Problem details - Without including any pictures, write out the listing below exactly.
----- Material -----
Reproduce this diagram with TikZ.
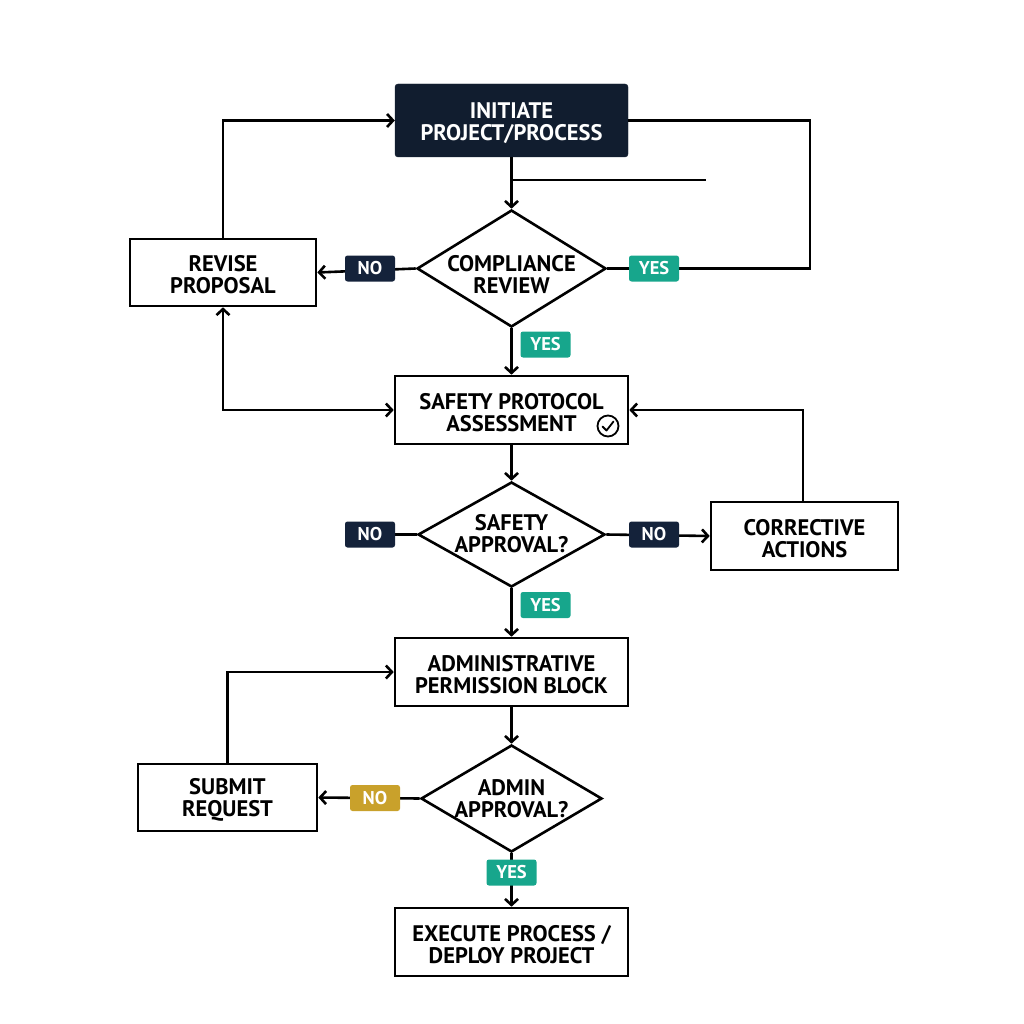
\documentclass[tikz,border=0pt]{standalone}
\usepackage{fontspec}
\setmainfont{PT Sans}
\usetikzlibrary{shapes.geometric,arrows.meta}
\definecolor{navy}{HTML}{111D2F}
\definecolor{tagdark}{HTML}{14223A}
\definecolor{tealc}{HTML}{17A68C}
\definecolor{goldc}{HTML}{C9A12B}
\begin{document}
\begin{tikzpicture}[x=1pt,y=-1pt,
  conn/.style={line width=2.6pt},
  arr/.style={conn,-{Straight Barb[length=6pt,width=13pt,line width=2.6pt]}},
  darr/.style={conn,{Straight Barb[length=6pt,width=13pt,line width=2.6pt]}-{Straight Barb[length=6pt,width=13pt,line width=2.6pt]}},
  boxtxt/.style={font=\fontsize{22.5}{22}\selectfont\bfseries, align=center},
  procbox/.style={draw, line width=2.6pt, fill=white, minimum width=#1, minimum height=68pt, inner sep=0pt, boxtxt, text height=42.5pt},
  startbox/.style={fill=navy, draw=navy, rounded corners=3pt, minimum width=233pt, minimum height=73pt, inner sep=0pt, boxtxt, text=white, text height=43.5pt},
  decision/.style n args={2}{draw, diamond, line width=2.6pt, fill=white, minimum width=#1, minimum height=#2, inner sep=0pt},
  tag/.style={fill=#1, rounded corners=2.5pt, minimum width=50pt, minimum height=26pt, inner sep=0pt, text=white, font=\fontsize{18.5}{18}\selectfont\bfseries},
]
\useasboundingbox (0,0) rectangle (1024,1024);

% nodes
\node[startbox] (init) at (511.5,120.5) {INITIATE\\PROJECT/PROCESS};
\node[decision={189pt}{117pt}] (comp) at (511.5,268.5) {};
\node[boxtxt] at ([yshift=-6pt]comp.center) {COMPLIANCE\\REVIEW};
\node[procbox=186pt, minimum height=67pt] (revise) at (223,272.5) {REVISE\\PROPOSAL};
\node[procbox=233pt] (safety) at (511.5,410) {SAFETY PROTOCOL\\ASSESSMENT};
\node[decision={187pt}{105pt}] (sapp) at (511.5,534.5) {};
\node[boxtxt] at ([yshift=1pt]sapp.center) {SAFETY\\APPROVAL?};
\node[procbox=187pt] (corr) at (804.5,536) {CORRECTIVE\\ACTIONS};
\node[procbox=233pt] (admin) at (511.5,672) {ADMINISTRATIVE\\PERMISSION BLOCK};
\node[decision={181pt}{107pt}] (aapp) at (511.5,798.5) {};
\node[boxtxt] at ([yshift=0pt]aapp.center) {ADMIN\\APPROVAL?};
\node[procbox=179pt, minimum height=67pt] (submit) at (227.5,797.5) {SUBMIT\\REQUEST};
\node[procbox=233pt] (exec) at (511.5,942) {EXECUTE PROCESS /\\DEPLOY PROJECT};

% check icon
\node[circle, draw, line width=1.8pt, minimum size=21pt, inner sep=0pt] (chk) at (608,426) {};
\draw[line width=1.8pt, line cap=round, line join=round] ([shift={(-5.5,0.5)}]chk.center) -- ([shift={(-1.5,4.5)}]chk.center) -- ([shift={(5.5,-4.5)}]chk.center);

% coordinates
\coordinate (stray) at (706,180);
\coordinate (rtop) at (810,120.5);
\coordinate (ctop) at (803,410);

% connectors
\draw[arr] (init.south) -- (comp.north);
\draw[conn] (init.south |- stray) -- (stray);
\draw[conn] (init.east) -- (rtop) |- (comp.east);
\draw[arr] (comp.west) -- (revise.east);
\draw[arr] (revise.north) |- (init.west);
\draw[arr] (comp.south) -- (safety.north);
\draw[darr] (revise.south) |- (safety.west);
\draw[arr] (safety.south) -- (sapp.north);
\draw[arr] (sapp.east) -- (corr.west);
\draw[conn] (sapp.west) -- (345,534.5);
\draw[arr] (corr.north -| ctop) |- (safety.east);
\draw[arr] (sapp.south) -- (admin.north);
\draw[arr] (admin.south) -- (aapp.north);
\draw[arr] (aapp.west) -- (submit.east);
\draw[arr] (submit.north) |- (admin.west);
\draw[arr] (aapp.south) -- (exec.north);

% tags
\node[tag=tagdark] (no1) at (370,268.5) {NO};
\node[tag=tealc] (yes1) at (654,268.5) {YES};
\node[tag=tealc] (yes2) at (545.5,344.5) {YES};
\node[tag=tagdark] (no2) at (370,534.5) {NO};
\node[tag=tagdark] (no3) at (654,534.5) {NO};
\node[tag=tealc] (yes3) at (545.5,605) {YES};
\node[tag=goldc] (no4) at (375,798) {NO};
\node[tag=tealc] (yes4) at (511.5,872.5) {YES};
\end{tikzpicture}
\end{document}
-----
Correct result -
Reproduce this diagram with TikZ.
\documentclass[tikz,border=0pt]{standalone}
\usepackage{fontspec}
\setmainfont{PT Sans}
\usetikzlibrary{shapes.geometric,arrows.meta}
\definecolor{navy}{HTML}{111D2F}
\definecolor{tagdark}{HTML}{14223A}
\definecolor{tealc}{HTML}{17A68C}
\definecolor{goldc}{HTML}{C9A12B}
\begin{document}
\begin{tikzpicture}[x=1pt,y=-1pt,
  conn/.style={line width=2.6pt},
  arr/.style={conn,-{Straight Barb[length=6pt,width=13pt,line width=2.6pt]}},
  darr/.style={conn,{Straight Barb[length=6pt,width=13pt,line width=2.6pt]}-{Straight Barb[length=6pt,width=13pt,line width=2.6pt]}},
  boxtxt/.style={font=\fontsize{22.5}{22}\selectfont\bfseries, align=center},
  procbox/.style={draw, line width=2.6pt, fill=white, minimum width=#1, minimum height=68pt, inner sep=0pt, boxtxt, text height=42.5pt},
  startbox/.style={fill=navy, draw=navy, rounded corners=3pt, minimum width=233pt, minimum height=73pt, inner sep=0pt, boxtxt, text=white, text height=43.5pt},
  decision/.style n args={2}{draw, diamond, line width=2.6pt, fill=white, minimum width=#1, minimum height=#2, inner sep=0pt},
  tag/.style={fill=#1, rounded corners=2.5pt, minimum width=50pt, minimum height=26pt, inner sep=0pt, text=white, font=\fontsize{18.5}{18}\selectfont\bfseries},
]
\useasboundingbox (0,0) rectangle (1024,1024);

% nodes
\node[startbox] (init) at (511.5,120.5) {INITIATE\\PROJECT/PROCESS};
\node[decision={189pt}{117pt}] (comp) at (511.5,268.5) {};
\node[boxtxt] at ([yshift=-6pt]comp.center) {COMPLIANCE\\REVIEW};
\node[procbox=186pt, minimum height=67pt] (revise) at (223,272.5) {REVISE\\PROPOSAL};
\node[procbox=233pt] (safety) at (511.5,410) {SAFETY PROTOCOL\\ASSESSMENT};
\node[decision={187pt}{105pt}] (sapp) at (511.5,534.5) {};
\node[boxtxt] at ([yshift=1pt]sapp.center) {SAFETY\\APPROVAL?};
\node[procbox=187pt] (corr) at (804.5,536) {CORRECTIVE\\ACTIONS};
\node[procbox=233pt] (admin) at (511.5,672) {ADMINISTRATIVE\\PERMISSION BLOCK};
\node[decision={181pt}{107pt}] (aapp) at (511.5,798.5) {};
\node[boxtxt] at ([yshift=0pt]aapp.center) {ADMIN\\APPROVAL?};
\node[procbox=179pt, minimum height=67pt] (submit) at (227.5,797.5) {SUBMIT\\REQUEST};
\node[procbox=233pt] (exec) at (511.5,942) {EXECUTE PROCESS /\\DEPLOY PROJECT};

% check icon
\node[circle, draw, line width=1.8pt, minimum size=21pt, inner sep=0pt] (chk) at (608,426) {};
\draw[line width=1.8pt, line cap=round, line join=round] ([shift={(-5.5,0.5)}]chk.center) -- ([shift={(-1.5,4.5)}]chk.center) -- ([shift={(5.5,-4.5)}]chk.center);

% coordinates
\coordinate (stray) at (706,180);
\coordinate (rtop) at (810,120.5);
\coordinate (ctop) at (803,410);

% connectors
\draw[arr] (init.south) -- (comp.north);
\draw[conn] (init.south |- stray) -- (stray);
\draw[conn] (init.east) -- (rtop) |- (comp.east);
\draw[arr] (comp.west) -- (revise.east);
\draw[arr] (revise.north) |- (init.west);
\draw[arr] (comp.south) -- (safety.north);
\draw[darr] (revise.south) |- (safety.west);
\draw[arr] (safety.south) -- (sapp.north);
\draw[arr] (sapp.east) -- (corr.west);
\draw[conn] (sapp.west) -- (345,534.5);
\draw[arr] (corr.north -| ctop) |- (safety.east);
\draw[arr] (sapp.south) -- (admin.north);
\draw[arr] (admin.south) -- (aapp.north);
\draw[arr] (aapp.west) -- (submit.east);
\draw[arr] (submit.north) |- (admin.west);
\draw[arr] (aapp.south) -- (exec.north);

% tags
\node[tag=tagdark] (no1) at (370,268.5) {NO};
\node[tag=tealc] (yes1) at (654,268.5) {YES};
\node[tag=tealc] (yes2) at (545.5,344.5) {YES};
\node[tag=tagdark] (no2) at (370,534.5) {NO};
\node[tag=tagdark] (no3) at (654,534.5) {NO};
\node[tag=tealc] (yes3) at (545.5,605) {YES};
\node[tag=goldc] (no4) at (375,798) {NO};
\node[tag=tealc] (yes4) at (511.5,872.5) {YES};
\end{tikzpicture}
\end{document}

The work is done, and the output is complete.